_JOB_: Without the pictures, print the lines running from the beginning of the material to the line containing "Chart.register(...registerables);", both ends included.

(Charts and diagrams as code)
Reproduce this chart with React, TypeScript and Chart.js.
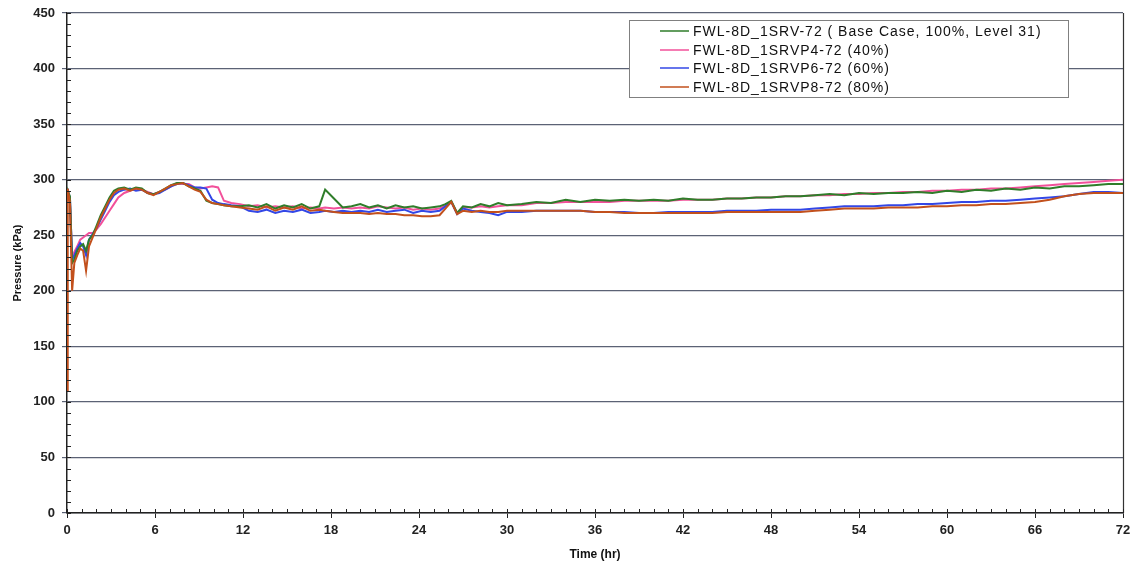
import React, { useEffect, useRef } from "react";
import { Chart, registerables } from "chart.js";

Chart.register(...registerables);

const seriesLabels = [
  "FWL-8D_1SRV-72 ( Base Case, 100%, Level 31)",
  "FWL-8D_1SRVP4-72 (40%)",
  "FWL-8D_1SRVP6-72 (60%)",
  "FWL-8D_1SRVP8-72 (80%)",
];
const seriesColors = ["#2f7d2a", "#f2509a", "#3347e6", "#c2501c"];

const hours = [
  0, 0.05, 0.2, 0.35, 0.5, 0.7, 0.9, 1.1, 1.3, 1.5, 1.75, 2.0, 2.3, 2.6, 2.9, 3.2, 3.5, 3.9, 4.3, 4.7,
  5.1, 5.5, 5.9, 6.3, 6.7, 7.1, 7.5, 7.9, 8.3, 8.7, 9.1, 9.5, 9.9, 10.3, 10.7, 11.2, 11.8,
  12.4, 13.0, 13.6, 14.2, 14.8, 15.4, 16.0, 16.6, 17.2, 17.6, 18.2, 18.8, 19.4, 20.0, 20.6, 21.2,
  21.8, 22.4, 23.0, 23.6, 24.2, 24.8, 25.4, 25.8, 26.2, 26.6, 27.0, 27.6, 28.2, 28.8, 29.4, 30.0,
  31, 32, 33, 34, 35, 36, 37, 38, 39, 40, 41, 42, 43, 44, 45, 46, 47, 48, 49, 50, 51, 52, 53, 54,
  55, 56, 57, 58, 59, 60, 61, 62, 63, 64, 65, 66, 67, 68, 69, 70, 71, 72,
];

const baseCase = [
  288, 290, 285, 225, 228, 236, 240, 242, 236, 246, 250, 258, 268, 276, 284, 290, 292, 293, 291, 293,
  292, 288, 287, 289, 292, 295, 297, 297, 294, 292, 290, 281, 279, 278, 277, 276, 276,
  277, 275, 278, 274, 277, 275, 278, 274, 276, 291, 283, 275, 276, 278, 275, 277,
  274, 277, 275, 276, 274, 275, 276, 278, 281, 270, 276, 275, 278, 276, 279, 277,
  278, 280, 279, 282, 280, 282, 281, 282, 281, 282, 281, 283, 282, 282, 283, 283, 284, 284, 285, 285,
  286, 287, 286, 288, 287, 288, 288, 289, 288, 290, 289, 291, 290, 292, 291, 293, 292, 294, 294, 295,
  296, 296,
];

const p40 = [
  290, 288, 282, 230, 235, 240, 246, 248, 250, 252, 252, 255, 260, 266, 272, 278, 284, 288, 290, 292,
  291, 289, 287, 289, 291, 294, 297, 296, 296, 293, 292, 293, 294, 293, 281, 279, 278,
  276, 277, 275, 276, 275, 276, 274, 275, 274, 275, 274, 275, 274, 275, 274, 276,
  275, 274, 275, 273, 274, 273, 274, 277, 280, 270, 275, 275, 276, 275, 276, 277,
  277, 279, 279, 280, 280, 280, 280, 281, 281, 281, 281, 282, 282, 282, 283, 283, 284, 284, 285, 285,
  286, 286, 287, 287, 288, 288, 289, 289, 290, 290, 291, 291, 292, 292, 293, 294, 295, 296, 297, 298,
  299, 300,
];

const p60 = [
  292, 290, 284, 228, 232, 238, 243, 240, 232, 246, 251, 256, 264, 272, 280, 286, 289, 291, 292, 290,
  291, 288, 287, 288, 291, 294, 296, 297, 295, 293, 293, 292, 282, 279, 278, 277, 276,
  272, 271, 273, 270, 272, 271, 273, 270, 271, 272, 271, 272, 271, 272, 271, 273,
  271, 272, 273, 270, 272, 271, 272, 276, 280, 269, 274, 272, 271, 270, 268, 271,
  271, 272, 272, 272, 272, 271, 271, 271, 270, 270, 271, 271, 271, 271, 272, 272, 272, 273, 273, 273,
  274, 275, 276, 276, 276, 277, 277, 278, 278, 279, 280, 280, 281, 281, 282, 283, 284, 285, 287, 289,
  289, 288,
];

const p80 = [
  110, 292, 280, 200, 225, 232, 238, 236, 218, 240, 248, 256, 266, 274, 282, 288, 291, 292, 290, 292,
  291, 288, 286, 289, 292, 295, 296, 297, 294, 291, 289, 282, 279, 278, 277, 276, 275,
  274, 273, 276, 272, 275, 273, 276, 272, 273, 272, 271, 270, 270, 270, 269, 270,
  269, 269, 268, 268, 267, 267, 268, 274, 280, 269, 272, 271, 272, 271, 271, 272,
  272, 272, 272, 272, 272, 271, 271, 270, 270, 270, 270, 270, 270, 270, 271, 271, 271, 271, 271, 271,
  272, 273, 274, 274, 274, 275, 275, 275, 276, 276, 277, 277, 278, 278, 279, 280, 282, 285, 287, 288,
  288, 288,
];

const seriesValues = [baseCase, p40, p60, p80];
const xTicks = [0, 6, 12, 18, 24, 30, 36, 42, 48, 54, 60, 66, 72];
const yTicks = [0, 50, 100, 150, 200, 250, 300, 350, 400, 450];

const FONT = '"Liberation Sans", Arial, sans-serif';

const decorPlugin = {
  id: "decor",
  afterDraw(chart: any) {
    const { ctx, chartArea } = chart;
    const xs = chart.scales.x;
    const ys = chart.scales.y;
    ctx.save();
    // right border
    ctx.strokeStyle = "#333";
    ctx.lineWidth = 1.2;
    ctx.beginPath();
    ctx.moveTo(Math.round(chartArea.right) + 0.5, chartArea.top);
    ctx.lineTo(Math.round(chartArea.right) + 0.5, chartArea.bottom);
    ctx.stroke();
    // minor ticks
    ctx.strokeStyle = "#222";
    ctx.lineWidth = 1;
    ctx.beginPath();
    for (let h = 0; h <= 72; h += 1) {
      const px = Math.round(xs.getPixelForValue(h)) + 0.5;
      ctx.moveTo(px, chartArea.bottom);
      ctx.lineTo(px, chartArea.bottom - 4);
    }
    for (let v = 0; v <= 450; v += 10) {
      const py = Math.round(ys.getPixelForValue(v)) + 0.5;
      ctx.moveTo(chartArea.left, py);
      ctx.lineTo(chartArea.left + 4, py);
    }
    ctx.stroke();

    // legend
    const bx = 629.5, by = 20.5, bw = 439, bh = 77;
    ctx.fillStyle = "#ffffff";
    ctx.fillRect(bx, by, bw, bh);
    ctx.strokeStyle = "#808080";
    ctx.lineWidth = 1;
    ctx.strokeRect(bx, by, bw, bh);
    ctx.font = `14px ${FONT}`;
    try {
      (ctx as any).letterSpacing = "1px";
    } catch (e) {}
    ctx.textBaseline = "middle";
    ctx.textAlign = "left";
    const rows = [31, 50, 68, 87];
    seriesLabels.forEach((lab, i) => {
      ctx.strokeStyle = seriesColors[i];
      ctx.lineWidth = 1.5;
      ctx.beginPath();
      ctx.moveTo(660, rows[i]);
      ctx.lineTo(689, rows[i]);
      ctx.stroke();
      ctx.fillStyle = "#111";
      ctx.fillText(lab, 693, rows[i] + 1);
    });
    ctx.restore();
  },
};

export default function App() {
  const ref = useRef<HTMLCanvasElement | null>(null);
  useEffect(() => {
    if (!ref.current) return;
    const datasets = seriesValues.map((vals, i) => ({
      label: seriesLabels[i],
      data: hours.map((h, k) => ({ x: h, y: vals[k] })),
      borderColor: seriesColors[i],
      backgroundColor: seriesColors[i],
      borderWidth: 2,
      pointRadius: 0,
      tension: 0,
      fill: false,
      order: [1, 3, 2, 0][i],
    }));
    const chart = new Chart(ref.current, {
      type: "line",
      data: { datasets },
      options: {
        animation: false,
        responsive: true,
        maintainAspectRatio: false,
        parsing: false as any,
        layout: { padding: { top: 13, right: 11, left: 0, bottom: 0 } },
        plugins: { legend: { display: false }, tooltip: { enabled: false } },
        scales: {
          x: {
            type: "linear",
            min: 0,
            max: 72,
            afterBuildTicks: (s: any) => {
              s.ticks = xTicks.map((v) => ({ value: v }));
            },
            afterFit: (s: any) => {
              s.height = 54;
              s.paddingLeft = 0;
              s.paddingRight = 0;
            },
            ticks: {
              autoSkip: false,
              maxRotation: 0,
              padding: 5,
              color: "#222",
              font: { family: FONT, size: 13, weight: "bold" },
            },
            grid: { drawOnChartArea: false, drawTicks: true, tickLength: 5, color: "#222" },
            border: { display: true, color: "#222", width: 1.5 },
            title: {
              display: true,
              text: "Time (hr)",
              color: "#111",
              font: { family: FONT, size: 12, weight: "bold" },
              padding: { top: 0, bottom: 5 },
            },
          },
          y: {
            type: "linear",
            min: 0,
            max: 450,
            afterBuildTicks: (s: any) => {
              s.ticks = yTicks.map((v) => ({ value: v }));
            },
            afterFit: (s: any) => {
              s.width = 67;
              s.paddingTop = 0;
              s.paddingBottom = 0;
            },
            ticks: {
              padding: 7,
              color: "#222",
              font: { family: FONT, size: 13, weight: "bold" },
            },
            grid: { drawOnChartArea: true, drawTicks: true, tickLength: 5, color: "#5b6275", lineWidth: 1.2 },
            border: { display: true, color: "#222", width: 1.5 },
            title: {
              display: true,
              text: "Pressure (kPa)",
              color: "#111",
              font: { family: FONT, size: 11, weight: "bold" },
              padding: { top: 11, bottom: 0 },
            },
          },
        },
      },
      plugins: [decorPlugin],
    });
    return () => chart.destroy();
  }, []);
  return (
    <div style={{ position: "absolute", left: 0, top: 0, width: 1134, height: 567, background: "#fff" }}>
      <canvas ref={ref} />
    </div>
  );
}
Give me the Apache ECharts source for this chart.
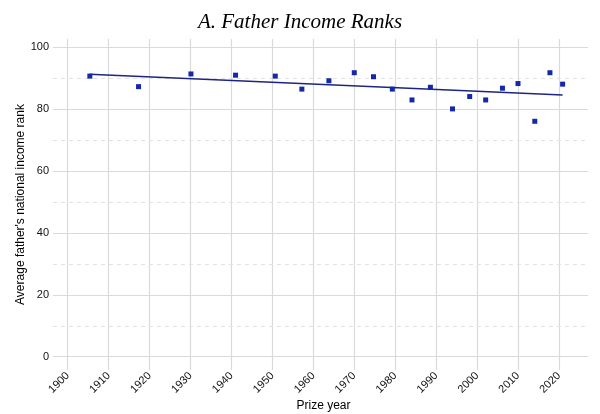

_ANSWER TO THIS PROBLEM_:
Reproduce this chart with React, TypeScript and Chart.js.
import React, { useEffect, useRef } from "react";
import { Chart, registerables } from "chart.js";

Chart.register(...registerables);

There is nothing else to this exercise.